**Given task:** Report every line from the material that contains the word "file".
_ _ _ _
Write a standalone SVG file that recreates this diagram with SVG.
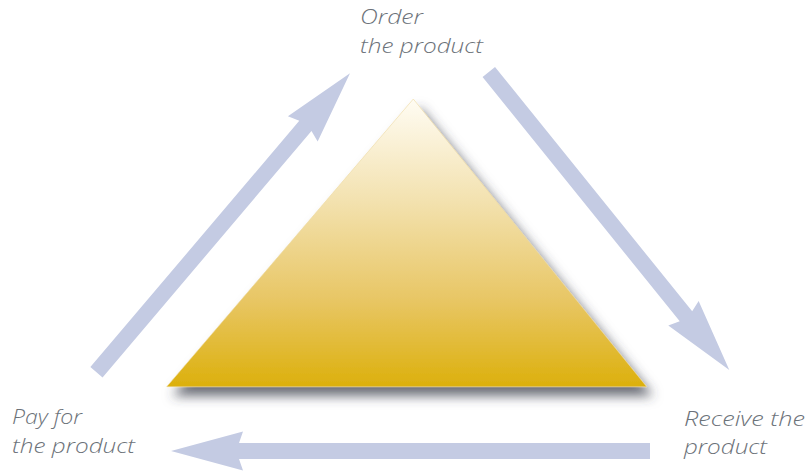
<svg xmlns="http://www.w3.org/2000/svg" width="809" height="471" viewBox="0 0 809 471">
  <style>
    .arrow { fill: #c4cbe3; }
    .label { font-family: "Open Sans", "Liberation Sans", sans-serif; font-style: italic; font-weight: 300; font-size: 20.5px; fill: #6c7279; }
  </style>
  <defs>
    <linearGradient id="goldFill" x1="0" y1="0" x2="0" y2="1">
      <stop offset="0" stop-color="#fffcf3"/>
      <stop offset="0.35" stop-color="#f3e2b0"/>
      <stop offset="0.7" stop-color="#e8c664"/>
      <stop offset="1" stop-color="#dcb00c"/>
    </linearGradient>
    <filter id="softShadow" x="-10%" y="-10%" width="130%" height="130%">
      <feDropShadow dx="6" dy="9" stdDeviation="6" flood-color="#3a3d4a" flood-opacity="0.75"/>
    </filter>
  </defs>

  <rect width="809" height="471" fill="#ffffff"/>

  <g id="pyramid">
    <polygon points="413.3,99 646.7,386.7 166.7,386.7" fill="url(#goldFill)" stroke="#ecd9a0" stroke-width="0.6" filter="url(#softShadow)"/>
  </g>

  <!-- block arrows: drawn pointing along +x with the tip at the origin, then placed -->
  <g id="connectors" class="arrow">
    <!-- pay -> order -->
    <path transform="translate(350,73.3) rotate(-49.7)" d="M0,0 L-73,-19.5 L-69,-8 L-392,-8 L-392,8 L-69,8 L-73,19.5 Z"/>
    <!-- order -> receive -->
    <path transform="translate(729.3,370) rotate(51.1)" d="M0,0 L-73,-19.5 L-69,-8 L-383,-8 L-383,8 L-69,8 L-73,19.5 Z"/>
    <!-- receive -> pay -->
    <path transform="translate(171,451) rotate(180)" d="M0,0 L-72,-19.5 L-68,-8 L-479,-8 L-479,8 L-68,8 L-72,19.5 Z"/>
  </g>

  <g id="order">
    <text class="label"><tspan x="360" y="24" textLength="63" lengthAdjust="spacingAndGlyphs">Order</tspan><tspan x="360" y="52.5" textLength="123" lengthAdjust="spacingAndGlyphs">the product</tspan></text>
  </g>

  <g id="receive">
    <text class="label"><tspan x="684" y="425.7" textLength="121" lengthAdjust="spacingAndGlyphs">Receive the</tspan><tspan x="684" y="454.2" textLength="83" lengthAdjust="spacingAndGlyphs">product</tspan></text>
  </g>

  <g id="pay">
    <text class="label"><tspan x="12" y="424.3" textLength="70" lengthAdjust="spacingAndGlyphs">Pay for</tspan><tspan x="12" y="452.8" textLength="123" lengthAdjust="spacingAndGlyphs">the product</tspan></text>
  </g>
</svg>
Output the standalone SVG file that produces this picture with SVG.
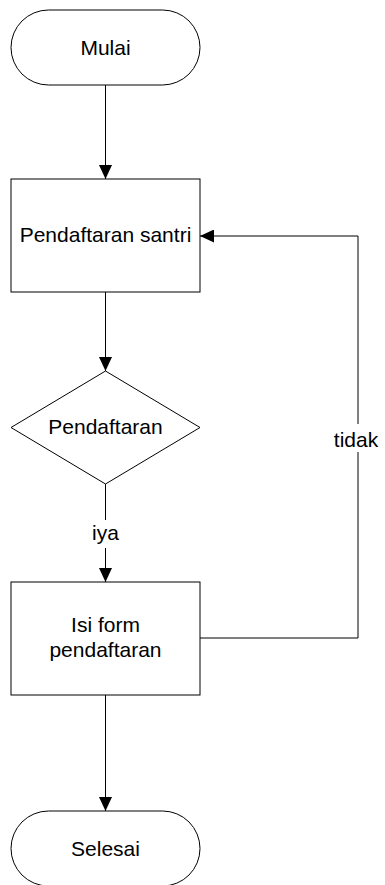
<svg xmlns="http://www.w3.org/2000/svg" width="385" height="885" viewBox="0 0 385 885">
<style>
.shape{fill:#fff;stroke:#000;stroke-width:1}
.conn{fill:none;stroke:#000;stroke-width:1}
text{font-family:"Liberation Sans",Arial,sans-serif;font-size:21px;fill:#000;text-anchor:middle}
.lblbg{fill:#fff;stroke:none}
</style>
<defs>
<marker id="arr" markerUnits="userSpaceOnUse" markerWidth="14" markerHeight="13" refX="14" refY="6.5" orient="auto">
<path d="M0,0 L14,6.5 L0,13 Z" fill="#000"/>
</marker>
</defs>
<g id="connectors">
<path class="conn" d="M105.5,85 L105.5,179" marker-end="url(#arr)"/>
<path class="conn" d="M105.5,292 L105.5,371" marker-end="url(#arr)"/>
<path class="conn" d="M105.5,484 L105.5,582" marker-end="url(#arr)"/>
<path class="conn" d="M105.5,695 L105.5,811" marker-end="url(#arr)"/>
<path class="conn" d="M200,638 L358,638 L358,236 L200,236" marker-end="url(#arr)"/>
<rect class="lblbg" x="333" y="424" width="46" height="28"/>
<text x="356" y="447">tidak</text>
<rect class="lblbg" x="90" y="520" width="31" height="28"/>
<text x="105.5" y="540">iya</text>
</g>
<g id="mulai">
<rect class="shape" x="11" y="10" width="189" height="75" rx="37.5" ry="37.5"/>
<text x="105.5" y="55">Mulai</text>
</g>
<g id="pendaftaran-santri">
<rect class="shape" x="11" y="179" width="189" height="113"/>
<text x="105.5" y="242">Pendaftaran santri</text>
</g>
<g id="pendaftaran-decision">
<polygon class="shape" points="105.5,371 200,427.5 105.5,484 11,427.5"/>
<text x="105.5" y="434">Pendaftaran</text>
</g>
<g id="isi-form">
<rect class="shape" x="11" y="582" width="189" height="113"/>
<text x="105.5" y="632">Isi form</text>
<text x="105.5" y="657">pendaftaran</text>
</g>
<g id="selesai">
<rect class="shape" x="11" y="811" width="189" height="75" rx="37.5" ry="37.5"/>
<text x="105.5" y="856">Selesai</text>
</g>
</svg>
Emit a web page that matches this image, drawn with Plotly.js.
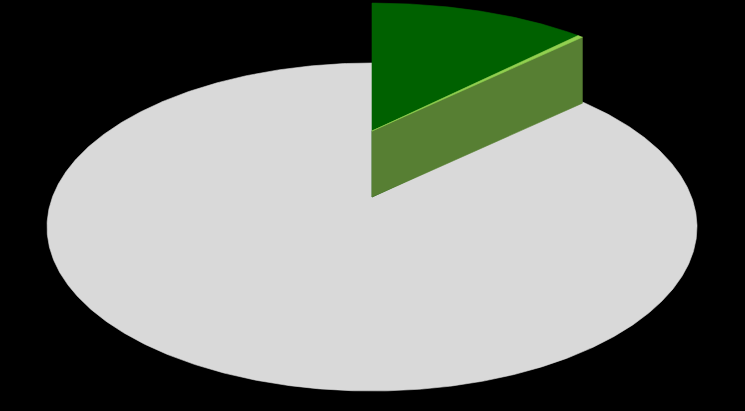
<!DOCTYPE html>
<html>
<head>
<meta charset="utf-8">
<script src="https://cdn.plot.ly/plotly-3.0.1.min.js"></script>
<style>html,body{margin:0;padding:0;background:#000;}#chart{width:745px;height:411px;}</style>
</head>
<body>
<div id="chart"></div>
<script>
// ---- data ----
const categories = ["Segment A", "Segment B", "Segment C"];
const values = [11.6, 0.3, 88.1];
const exploded = [true, true, false];

// ---- styles ----
const topColors  = ["#006100", "#92d050", "#d9d9d9"];
const sideColors = ["#004800", "#577f33", "#d9d9d9"];
const floorColor = "#d9d9d9";

// ---- 3D pie geometry (style) ----
const geo = { cx: 372, cy: 227, a: 325, b: 164 };
const explodeStyle = { dy: -96, sa: 0.952, sb: 0.78, depth: 66 };

const total = values.reduce((s, v) => s + v, 0);
const rad = d => d * Math.PI / 180;

function params(i) {
  if (exploded[i]) return { dy: explodeStyle.dy, sa: explodeStyle.sa, sb: explodeStyle.sb, depth: explodeStyle.depth };
  return { dy: 0, sa: 1, sb: 1, depth: 0 };
}
function pt(p, deg, z) {
  return [geo.cx + geo.a * p.sa * Math.sin(rad(deg)),
          geo.cy + p.dy - geo.b * p.sb * Math.cos(rad(deg)) + z];
}
function arc(p, d0, d1, z) {
  const pts = [];
  const n = Math.max(2, Math.ceil(Math.abs(d1 - d0) / 0.5));
  for (let k = 0; k <= n; k++) pts.push(pt(p, d0 + (d1 - d0) * k / n, z));
  return pts;
}
function poly(pts, color, name) {
  const xs = pts.map(q => q[0]), ys = pts.map(q => q[1]);
  xs.push(xs[0]); ys.push(ys[0]);
  return { type: "scatter", mode: "lines", x: xs, y: ys, fill: "toself",
           fillcolor: color, line: { color: color, width: 0.6 },
           name: name, hoverinfo: "name", showlegend: false };
}

const traces = [];
let acc = 0;
const slices = values.map((v, i) => {
  const s = acc / total * 360; acc += v; const e = acc / total * 360;
  return { i, s, e };
});

// base plate: the non-exploded slice plus the footprint left by exploded ones
const flat = { dy: 0, sa: 1, sb: 1, depth: 0 };
let plate = [];
slices.forEach(({ s, e }) => { plate = plate.concat(arc(flat, s, e, 0)); });
const plateName = slices.filter(d => !exploded[d.i]).map(d => categories[d.i] + ": " + values[d.i]).join(", ");
traces.push(poly(plate, floorColor, plateName));

// exploded slices: visible side faces then top face
slices.filter(d => exploded[d.i]).forEach(({ i, s, e }) => {
  const p = params(i);
  const name = categories[i] + ": " + values[i];
  const center = [geo.cx, geo.cy + p.dy];
  const centerB = [geo.cx, geo.cy + p.dy + p.depth];
  const lo = Math.max(s, 90), hi = Math.min(e, 270);
  if (hi > lo) {
    traces.push(poly(arc(p, lo, hi, 0).concat(arc(p, hi, lo, p.depth)), sideColors[i], name));
  }
  if (e > 0 && e < 180) {
    traces.push(poly([center, pt(p, e, 0), pt(p, e, p.depth), centerB], sideColors[i], name));
  }
  if (s > 180 && s < 360) {
    traces.push(poly([center, pt(p, s, 0), pt(p, s, p.depth), centerB], sideColors[i], name));
  }
  traces.push(poly([center].concat(arc(p, s, e, 0)), topColors[i], name));
});

const layout = {
  width: 745, height: 411,
  margin: { l: 0, r: 0, t: 0, b: 0, pad: 0 },
  paper_bgcolor: "#000000", plot_bgcolor: "#000000",
  xaxis: { range: [0, 745], visible: false, fixedrange: true },
  yaxis: { range: [411, 0], visible: false, fixedrange: true },
  showlegend: false
};
Plotly.newPlot("chart", traces, layout, { displayModeBar: false, staticPlot: true });
</script>
</body>
</html>
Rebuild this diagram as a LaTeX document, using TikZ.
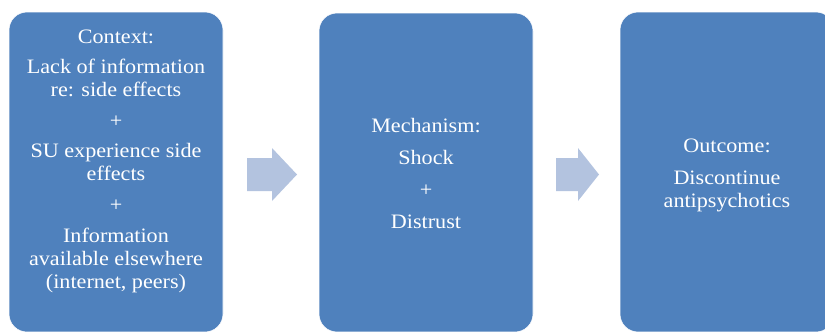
\documentclass[tikz,border=0pt]{standalone}
\usepackage{fontspec}
\setmainfont{Liberation Serif}[FakeStretch=1.08]
\definecolor{boxblue}{HTML}{4F81BD}
\definecolor{arrowblue}{HTML}{B3C3DF}
\begin{document}
\begin{tikzpicture}[x=1pt,y=-1pt,
  stage/.style={draw=white, line width=0.6pt, fill=boxblue, rounded corners=18pt,
    minimum width=214pt, inner sep=0pt, outer sep=0pt},
  stagetext/.style={text=white, align=center, inner sep=0pt, anchor=base,
    font=\fontsize{20.5pt}{23pt}\selectfont},
  blockarrow/.style={fill=arrowblue, draw=none}]
  \useasboundingbox (0,0) rectangle (825,332);

  % stage boxes
  \node[stage, minimum height=320pt] (context)   at (116,172)   {};
  \node[stage, minimum height=319pt] (mechanism) at (426,172.5) {};
  \node[stage, minimum height=320pt] (outcome)   at (727,172)   {};

  % box texts, each placed by the baseline of its last line
  \node[stagetext] (contexttext) at (116,288)
    {Context:\\[7.6pt]Lack of information\\re: side effects\\[7.6pt]+\\[7.6pt]SU experience side\\effects\\[7.6pt]+\\[7.6pt]Information\\available elsewhere\\(internet, peers)};
  \node[stagetext] (mechanismtext) at (426,228)
    {Mechanism:\\[8.7pt]Shock\\[8.7pt]+\\[8.7pt]Distrust};
  \node[stagetext] (outcometext) at (727,207)
    {Outcome:\\[9pt]Discontinue\\antipsychotics};

  % block arrows between the stages
  \fill[blockarrow] (247,158) -- (272,158) -- (272,148) -- (297,174.5)
    -- (272,201) -- (272,191) -- (247,191) -- cycle;
  \fill[blockarrow] (556,158) -- (578,158) -- (578,148) -- (599,174.5)
    -- (578,201) -- (578,191) -- (556,191) -- cycle;
\end{tikzpicture}
\end{document}
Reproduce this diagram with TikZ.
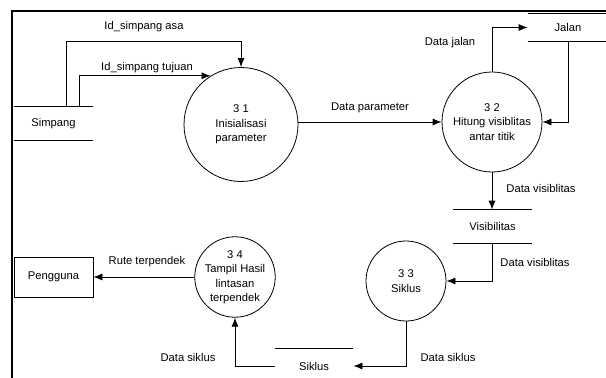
_ _ _ _
**Full answer:**
Write a standalone SVG file that recreates this diagram with SVG.
Output the standalone SVG file that produces this picture with SVG.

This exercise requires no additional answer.